Poverty rate registers first significant decline since 2000
Published 7:58 pm Wednesday, August 29, 2007
Five years into a national economic recovery, the share of Americans living in poverty finally dropped.
The nation’s poverty rate was 12.3 percent in 2006, down from 12.6 percent a year before, the Census Bureau reported Tuesday. Median household income increased slightly, to $48,200.
Mississippi had the lowest median income and the highest poverty rate.
The national numbers, though, provided some good economic news at a time when financial markets have been rattled by a slumping housing market. But they were tempered by an increase in the number of Americans without health insurance, from 44.8 million in 2005 to 47 million last year.
Some advocates said the numbers were evidence of an uneven economy that is leaving many Americans behind.
“Too many Americans find themselves still stuck in the deep hole dug by economic policies favoring the wealthy,” said Rep. Charles B. Rangel, D-N.Y., chairman of the House Ways and Means Committee. “Income remains lower than it was six years ago, poverty is higher, and the number of Americans without health insurance continues to grow.”

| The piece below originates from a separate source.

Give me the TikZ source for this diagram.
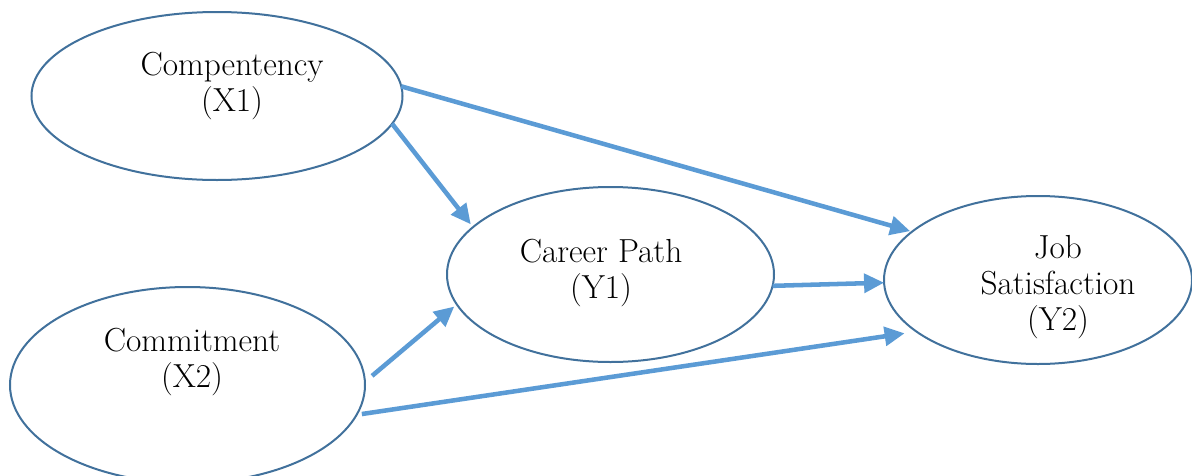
\documentclass[tikz,border=0pt]{standalone}
\usetikzlibrary{shapes.geometric,arrows.meta}
\definecolor{outline}{HTML}{41719C}
\definecolor{link}{HTML}{5B9BD5}
\begin{document}
\begin{tikzpicture}[x=0.75pt,y=-0.75pt,
  construct/.style={ellipse,draw=outline,line width=1.5pt,fill=white,
    inner sep=0pt,outer sep=0pt},
  label/.style={align=center,inner sep=0pt,
    font=\fontsize{25}{27}\selectfont},
  path/.style={draw=link,line width=3.4pt,
    -{Triangle[length=15pt,width=14pt]}}]
  \useasboundingbox (0,0) rectangle (1192,475);
  \clip (0,0) rectangle (1192,475);

  % latent constructs
  \node[construct,minimum width=278.25pt,minimum height=126pt] (comp) at (217,96) {};
  \node[construct,minimum width=266.25pt,minimum height=147pt] (comm) at (187.5,385) {};
  \node[construct,minimum width=245.25pt,minimum height=131.25pt] (career) at (610.5,274.5) {};
  \node[construct,minimum width=231pt,minimum height=126pt] (job) at (1038,280) {};

  % construct names
  \node[label] (comptext) at (232,86) {Compentency\\(X1)};
  \node[label] (commtext) at (192,362) {Commitment\\(X2)};
  \node[label] (careertext) at (601,273) {Career Path\\(Y1)};
  \node[label] (jobtext) at (1058,287) {Job\\Satisfaction\\(Y2)};

  % structural paths
  \draw[path,shorten >=1.5pt] (comp.3) -- (job.159);
  \draw[path,shorten >=2.7pt] (comp.-9) -- (career.161);
  \draw[path] (career.-4) -- (job.181);
  \draw[path,shorten <=7pt,shorten >=2.5pt] (comm.1.6) -- (career.191);
  \draw[path,shorten <=4pt,shorten >=9pt] (comm.-10) -- (job.203);
\end{tikzpicture}
\end{document}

Douglas Besharov, a resident scholar at the conservative American Enterprise Institute, said there is a lot of good news in the numbers.
“We’re looking at a situation where unemployment was down, and it was down for single mothers, who make up a substantial portion of the people in poverty,” Besharov said. “We need a good economy. That’s not all we need, but we should not complain when it helps lower poverty.”
The last significant decline in the poverty rate came in 2000, during the Clinton administration, when it went from 11.9 percent to 11.3 percent.
The poverty rate increased every year for the next four years, peaking at 12.7 percent in 2004. It was 12.6 percent in 2005, but Census officials said that change was statistically insignificant.
The poverty level is the official measure used to decide eligibility for federal health, housing, nutrition and child care benefits. It differs by family size and makeup. For a family of four with two children, for example, the poverty level is $20,444.
The poverty rate — the percentage of people living below poverty — helps shape the debate on the health of the nation’s economy.
Democrats on Capitol Hill said the insurance numbers justify spending more money for a popular government health insurance program for children.
Both chambers of Congress recently passed bills that would dramatically increase funding for the Children’s Health Insurance Program, known as SCHIP. The Bush administration, however, opposes both measures saying they would result in people abandoning private coverage for public coverage for children.
The share of Americans without health insurance hit 15.8 percent last year, the highest percentage since 1998. In 2005, 15.3 percent were without insurance.
The annual increase was fueled mainly by a decline in the share of workers covered by employer-provided health insurance, said David Johnson, chief of the Census Bureau’s Housing and Household Economic Statistics Division.
Two Democrats running for president said the insurance numbers point to weaknesses in the nation’s health care system.
“These statistics show what most Americans know: tens of millions of our fellow citizens are completely left out of the economic progress enjoyed by the individuals and corporations on the very top,” said Democrat John Edwards, who has made eradicating poverty a centerpiece of his campaign. “We need truly universal health care and a national effort to eliminate poverty.”
Sen. Hillary Rodham Clinton noted that there were a lot fewer people without health insurance when she first addressed the issue as first lady. In 1993, there were 39.7 million Americans without health insurance, according to the Census Bureau.
“It is an even deeper outrage today,” she said.
The Census Bureau on Tuesday released 2006 income and poverty figures for all the states and every city and county with a population of 65,000 or more.
Among the findings:
— Maryland led the country with a median household income of $65,144. It was followed by New Jersey, Connecticut, Hawaii and Massachusetts.
— Mississippi had the lowest median income, at $34,473. It was followed by West Virginia, Arkansas, Oklahoma and Alabama.
— Mississippi had the highest poverty rate, at 21.1 percent. It was followed by Louisiana, New Mexico, Arkansas and West Virginia.
— Maryland had the lowest poverty rate, at 7.8 percent. It was followed by New Hampshire, Connecticut, New Jersey and Hawaii.